Ukraine’s hope likely rests on its players who are still active, scattered among other European leagues. It could do worse, since included among them are many of its brightest stars. Ruslan Malinovskyi is a key component of Italian side Atalanta’s high-flying attack. Oleksandr Zinchenko is a key reserve for Pep Guardiola at Manchester City, a favorite to win the Premier League and Champions League this year. Andriy Yarmolenko and Roman Yaremchuk bag goals for West Ham and Benfica, respectively, though perhaps not as many as either team would like.
What most of these players have in common is that they tend to play in different positions for their clubs and countries. Malinovskyi most often lines up as a forward or a second striker for Atalanta but tends to play central midfield for Ukraine. Zinchenko is most often a left back for Manchester City, though his occasional reps in center midfield serve him well when he plays there for Ukraine. Yarmolenko plays as a forward, attacking midfielder, or winger for West Ham, but finds himself mostly on the right side for his country. This positional versatility is in keeping with the country’s soccer history; the legendary Ukrainian coach Valeriy Lobanovskyi was a pioneer of both sports science and universality during his tenure as coach of Dynamo Kyiv.
Lobanovskyi and his Kyiv teams played a massive role in the history of more than just Ukrainian soccer. His ideas helped push the game into what would become its modern era; soccer historian Jonathan Wilson compares Lobanovskyi’s tactics and the Dutch style of Total Football to calculus as discovered simultaneously by Leibniz and Newton. He coached all three of Ukraine’s Ballon d’Or winners—Oleg Blokhin, Igor Belanov and Andriy Shevchenko—though at the time they won the award, both Blokhin and Belanov were technically Soviet footballers, playing for Dynamo Kyiv in the Soviet Top League. (Shevchenko would win his in 2004 after moving from Dynamo to AC Milan.) Dynamo Kyiv holds the record for most Soviet championships with its 13 titles, beating rivals Spartak Moscow by one and Dynamo Moscow by two. Lobanovskyi would take charge of the Soviet Union team on three separate occasions, often stocking it full of his Dynamo Kyiv players.

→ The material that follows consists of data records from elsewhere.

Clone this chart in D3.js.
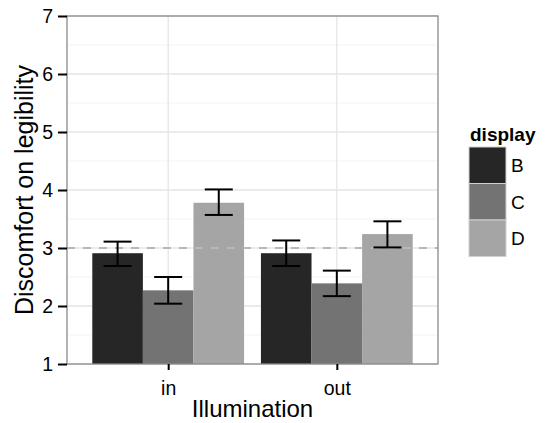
<!DOCTYPE html>
<html>
<head>
<meta charset="utf-8">
<script src="https://cdn.jsdelivr.net/npm/d3@7"></script>
<style>
  body { margin: 0; background: #fff; }
  text { font-family: "Liberation Sans", Arial, sans-serif; }
</style>
</head>
<body>
<svg id="chart" width="545" height="423"></svg>
<script>
// data
const illumination = ["in", "out"];
const displays = ["B", "C", "D"];
const means = [
  [2.91, 2.27, 3.78],  // in
  [2.91, 2.39, 3.24]   // out
];
const lower = [
  [2.69, 2.04, 3.57],
  [2.69, 2.17, 3.01]
];
const upper = [
  [3.11, 2.50, 4.01],
  [3.13, 2.61, 3.46]
];
const yTicks = [1, 2, 3, 4, 5, 6, 7];
const yMinor = [1.5, 2.5, 3.5, 4.5, 5.5, 6.5];
const refLine = 3;
const fills = ["#262626", "#737373", "#a5a5a5"];

const svg = d3.select("#chart");
const margin = {left: 67, right: 107, top: 16, bottom: 59};
const pw = 545 - margin.left - margin.right;
const ph = 423 - margin.top - margin.bottom;

const g = svg.append("g").attr("transform", `translate(${margin.left},${margin.top})`);

// ggplot-like discrete expansion: 0.6 units each side
const xCat = d3.scaleLinear().domain([0.4, 2.6]).range([0, pw]);
const y = d3.scaleLinear().domain([1, 7]).range([ph, 0]);
const barW = 0.3;

// grid
g.selectAll(".minor").data(yMinor).enter().append("line")
  .attr("x1", 0).attr("x2", pw)
  .attr("y1", d => y(d)).attr("y2", d => y(d))
  .attr("stroke", "#f7f7f7").attr("stroke-width", 1.5);
g.selectAll(".major").data(yTicks).enter().append("line")
  .attr("x1", 0).attr("x2", pw)
  .attr("y1", d => y(d)).attr("y2", d => y(d))
  .attr("stroke", "#e5e5e5").attr("stroke-width", 1.3);
g.selectAll(".vmajor").data(illumination).enter().append("line")
  .attr("x1", (d, i) => xCat(i + 1)).attr("x2", (d, i) => xCat(i + 1))
  .attr("y1", 0).attr("y2", ph)
  .attr("stroke", "#e5e5e5").attr("stroke-width", 1.3);

// bars
const rows = [];
illumination.forEach((il, i) => {
  displays.forEach((ds, j) => {
    rows.push({il, ds, i, j, m: means[i][j], lo: lower[i][j], hi: upper[i][j]});
  });
});
const cx = d => xCat(d.i + 1 + (d.j - 1) * barW);

g.selectAll(".bar").data(rows).enter().append("rect")
  .attr("x", d => xCat(d.i + 1 + (d.j - 1) * barW - barW / 2))
  .attr("width", xCat(barW) - xCat(0))
  .attr("y", d => y(d.m))
  .attr("height", d => y(1) - y(d.m))
  .attr("fill", d => fills[d.j]);

// reference line
g.append("line")
  .attr("x1", 0).attr("x2", pw)
  .attr("y1", y(refLine)).attr("y2", y(refLine))
  .attr("stroke", "#b8b8b8").attr("stroke-width", 2)
  .attr("stroke-dasharray", "8,8");

// error bars
const ew = 14;
const eb = g.selectAll(".eb").data(rows).enter().append("g").attr("stroke", "#000").attr("stroke-width", 2);
eb.append("line").attr("x1", cx).attr("x2", cx).attr("y1", d => y(d.hi)).attr("y2", d => y(d.lo));
eb.append("line").attr("x1", d => cx(d) - ew).attr("x2", d => cx(d) + ew).attr("y1", d => y(d.hi)).attr("y2", d => y(d.hi));
eb.append("line").attr("x1", d => cx(d) - ew).attr("x2", d => cx(d) + ew).attr("y1", d => y(d.lo)).attr("y2", d => y(d.lo));

// panel border
g.append("rect").attr("x", 0).attr("y", 0).attr("width", pw).attr("height", ph)
  .attr("fill", "none").attr("stroke", "#8a8a8a").attr("stroke-width", 1.3);

// y axis
const yAxis = g.append("g").call(d3.axisLeft(y).tickValues(yTicks).tickSize(9).tickPadding(5).tickFormat(d3.format("d")));
yAxis.attr("font-size", null).attr("font-family", null);
yAxis.select(".domain").remove();
yAxis.selectAll(".tick line").attr("stroke", "#000").attr("stroke-width", 2);
yAxis.selectAll(".tick text").style("font-size", "19.5px").attr("fill", "#000");

// x axis
const xAxis = g.append("g").attr("transform", `translate(0,${ph})`)
  .call(d3.axisBottom(xCat).tickValues([1, 2]).tickSize(6).tickPadding(0).tickFormat((d, i) => illumination[i]));
xAxis.attr("font-size", null).attr("font-family", null);
xAxis.select(".domain").remove();
xAxis.selectAll(".tick line").attr("stroke", "#000").attr("stroke-width", 2);
xAxis.selectAll(".tick text").attr("dy", null).attr("y", 31)
  .style("font-size", "19.5px").attr("fill", "#000");

// axis titles
svg.append("text").attr("x", margin.left + pw / 2).attr("y", 417)
  .attr("text-anchor", "middle").style("font-size", "24px").text("Illumination");
svg.append("text").attr("transform", `translate(33,${margin.top + ph / 2}) rotate(-90)`)
  .attr("text-anchor", "middle").style("font-size", "25px").text("Discomfort on legibility");

// legend
const lg = svg.append("g").attr("transform", "translate(469,147)");
lg.append("text").attr("x", 1).attr("y", -6).style("font-size", "19px").attr("font-weight", "bold").text("display");
const keyH = 36.5, keyW = 37;
displays.forEach((ds, j) => {
  lg.append("rect").attr("x", 0).attr("y", j * keyH).attr("width", keyW).attr("height", keyH)
    .attr("fill", fills[j]).attr("stroke", "#d0d0d0").attr("stroke-width", 1);
  lg.append("text").attr("x", keyW + 5).attr("y", j * keyH + keyH / 2 + 7)
    .style("font-size", "19px").text(ds);
});
</script>
</body>
</html>
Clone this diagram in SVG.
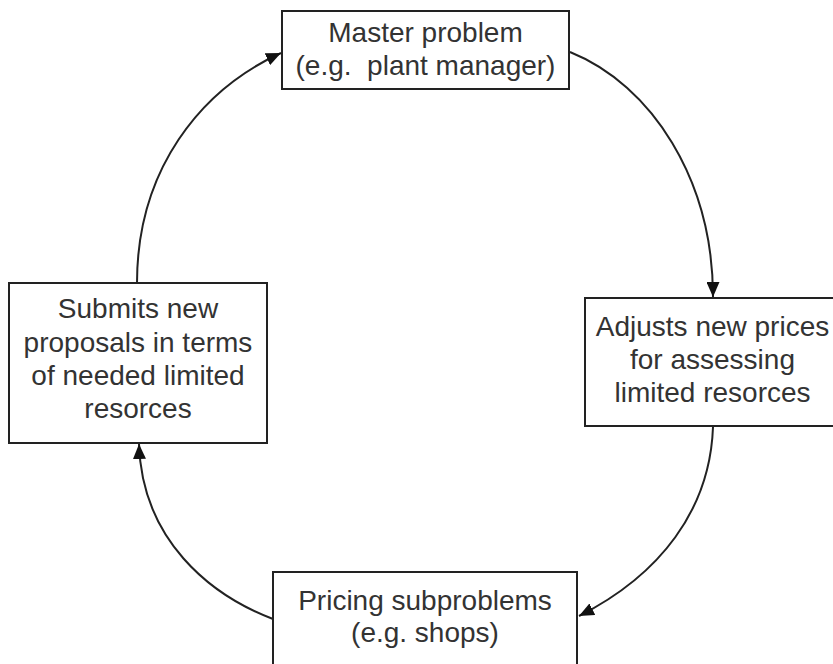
<svg xmlns="http://www.w3.org/2000/svg" width="833" height="664" viewBox="0 0 833 664">
<style>
.box{fill:#fff;stroke:#222;stroke-width:2}
.t{font-family:"Liberation Sans",Arial,sans-serif;font-size:28px;fill:#333;text-anchor:middle}
.c{fill:none;stroke:#222;stroke-width:2}
</style>
<defs>
<marker id="ah" viewBox="0 0 15 13" refX="15" refY="6.5" markerWidth="15" markerHeight="13" markerUnits="userSpaceOnUse" orient="auto">
<path d="M0,0 L15,6.5 L0,13 Z" fill="#111"/>
</marker>
</defs>
<rect width="833" height="664" fill="#fff"/>
<g id="connectors">
<path class="c" d="M570,52 C652,85 713,180 713,297" marker-end="url(#ah)"/>
<path class="c" d="M713,427 C710,510 660,575 579,616" marker-end="url(#ah)"/>
<path class="c" d="M273,619 C210,595 142,540 139,444" marker-end="url(#ah)"/>
<path class="c" d="M137,283 C137,170 200,90 281,53" marker-end="url(#ah)"/>
</g>
<g id="master">
<rect class="box" x="282" y="11" width="287" height="78"/>
<text class="t" x="425.5" y="42">Master problem</text>
<text class="t" x="425.5" y="75" xml:space="preserve">(e.g.  plant manager)</text>
</g>
<g id="adjusts">
<rect class="box" x="585" y="298" width="260" height="128"/>
<text class="t" x="712.5" y="336">Adjusts new prices</text>
<text class="t" x="712.5" y="369">for assessing</text>
<text class="t" x="712.5" y="402">limited resorces</text>
</g>
<g id="pricing">
<rect class="box" x="273" y="572" width="304" height="110"/>
<text class="t" x="425" y="610">Pricing subproblems</text>
<text class="t" x="425" y="642">(e.g. shops)</text>
</g>
<g id="submits">
<rect class="box" x="9" y="283" width="258" height="160"/>
<text class="t" x="138" y="318">Submits new</text>
<text class="t" x="138" y="351.5">proposals in terms</text>
<text class="t" x="138" y="385">of needed limited</text>
<text class="t" x="138" y="418">resorces</text>
</g>
</svg>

Dynamo Kyiv was once even a central component of Soviet leadership’s propaganda in the aftermath of a different war, thanks to the widely disseminated story of the “Death Match” in which former Dynamo Kyiv players beat a Nazi side in 1942 and were shot immediately afterward for daring to embarrass the invaders. That version of the story is apparently false. Some of the players who participated are believed to have been killed by the Nazis months later, but whether the outcome of the game played a role in their fates is disputed. Nevertheless, the story still seems to be treasured by some in Kyiv, and would go on to inspire all but the happy ending of the film Victory, in which Michael Caine, Sylvester Stallone, and Pelé play Allied POWs who defy the Nazis by outplaying them in a rigged exhibition shortly before escaping.

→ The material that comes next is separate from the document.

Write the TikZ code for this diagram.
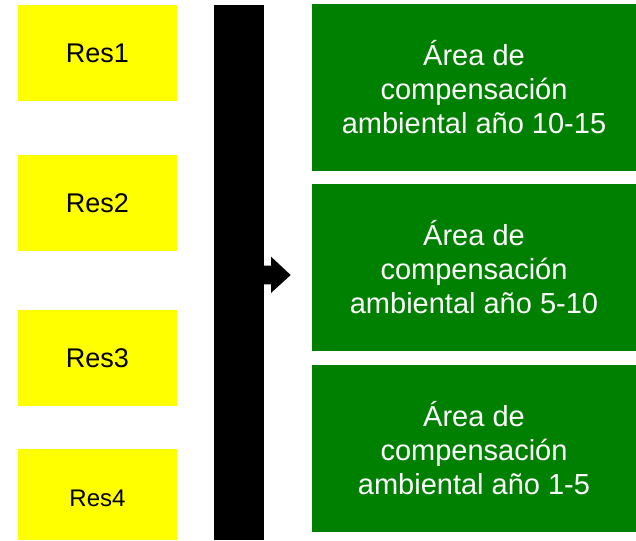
\documentclass[tikz,border=0pt]{standalone}
\usepackage{fontspec}
\setmainfont{Liberation Sans}
\usetikzlibrary{positioning}
\definecolor{resyellow}{RGB}{255,255,0}
\definecolor{areagreen}{RGB}{0,128,0}

\begin{document}
\begin{tikzpicture}[x=1pt,y=1pt,node distance=54pt,
    res/.style={fill=resyellow,minimum width=159pt,minimum height=96pt,inner sep=0pt,outer sep=0pt,font=\fontsize{27}{31}\selectfont},
    area/.style={fill=areagreen,text=white,align=center,minimum width=324pt,minimum height=167pt,inner sep=0pt,outer sep=0pt,font=\fontsize{29}{34}\selectfont}]
   \useasboundingbox (0,0) rectangle (636,540);
   \node[res] (r1) at (97.5,486.5) {Res1};
   \node[res] (r2) [below=of r1] {Res2};
   \node[res] (r3) [below=59pt of r2] {Res3};
   \node[res,minimum height=91pt,text height=24pt,text depth=0pt,font=\fontsize{24}{28}\selectfont] (r4) at (97.5,45.5) {Res4};
   \node[fill=black,minimum width=50pt,minimum height=535pt,inner sep=0pt,outer sep=0pt] (bar) at (239,267.5) {};
   \node[area] (a1) at (474,452.6) {Área de\\compensación\\ambiental año 10-15};
   \node[area] (a2) [below=13pt of a1] {Área de\\compensación\\ambiental año 5-10};
   \node[area] (a3) [below=14pt of a2] {Área de\\compensación\\ambiental año 1-5};
   \fill (bar.east) ++(-1,6.8) -- ++(8,0) -- ++(0,9) -- ++(19.7,-18.3)
      -- ++(-19.7,-18) -- ++(0,8.7) -- ++(-8,0) -- cycle;
\end{tikzpicture}
\end{document}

Ukraine then is a nation that understands the cultural weight that a sporting victory can have, though Petrakov at least is glad his team won’t be playing the nation’s actual enemy. (FIFA suspended Russia and ejected the men’s national team from World Cup qualifying in late February.) “I wouldn’t want this to happen while I am still alive,” the manager told the Guardian of a potential match against Russia. “I don’t [want] to shake hands with these guys.” Neither Scotland nor Wales deserve to be cast in the enemy role here—both associations have been publicly accommodating of the delay and the unique challenges facing their opponent—but Ukraine midfielder Serhiy Sydorchuk predicts that “the whole planet will be supporting us” in the playoff. (It’s worth noting that war-torn Syria and Yemen both participated in Asian World Cup qualifying, with Syria even making it to the final round.)
The reality may be more complicated, at least back home. For some, the idea of Ukraine playing for a spot in the World Cup may be a badly needed lift. For the new Ukrainian diaspora, the playoff could be a valuable moment of cultural gravity that pulls them back toward their collective identity, as seen when Dynamo Kyiv began its tour in Poland on Tuesday. But for many others, even those who might ordinarily care about the national team, the pain of the invasion may still be too recent and too great to be salved by any degree of sporting success. If even the team’s coach has his doubts about playing, then who could blame anyone for feeling that gesturing toward normal with an international soccer match was inappropriate?
Those with qualms will likely be trampled under the world’s hyperbole should Ukraine pull off the pair of victories it needs to make it to the tournament. World Cup qualification would immediately become another victory for the fighting spirit of the Ukrainian people, added to the mythos of the conflict alongside the woman who tried to force sunflower seeds on Russian soldiers so their corpses would fertilize the flowers or the guy who smoked his way through his own personal demining operation.
Then what would a sporting loss be? In this case, hardly anything. If the invasion takes away the best possible performance of the Ukraine national team, it should go without saying that that would come nowhere near comparing to the human losses the war has caused. Ukraine doesn’t need a symbolic synecdoche of a victory in World Cup qualifying to point to; the story of Ukraine in this conflict is already such a tremendously captivating underdog story, with its own heroes and villains and successes and calamities. One of the war’s compounding tragedies is that Ukraine and its people have done so well thwarting the invaders yet still suffered so much, especially as the conflict has moved out of the realm of strategic objectives and into one of inflicting and enduring misery. That’s not how these narratives are supposed to work, but war’s stories are never as clear-cut as those of sports. No one can predict what will be happening in Ukraine come November, but if its national team wins these two games, then it knows where it will be: At the World Cup, against all odds.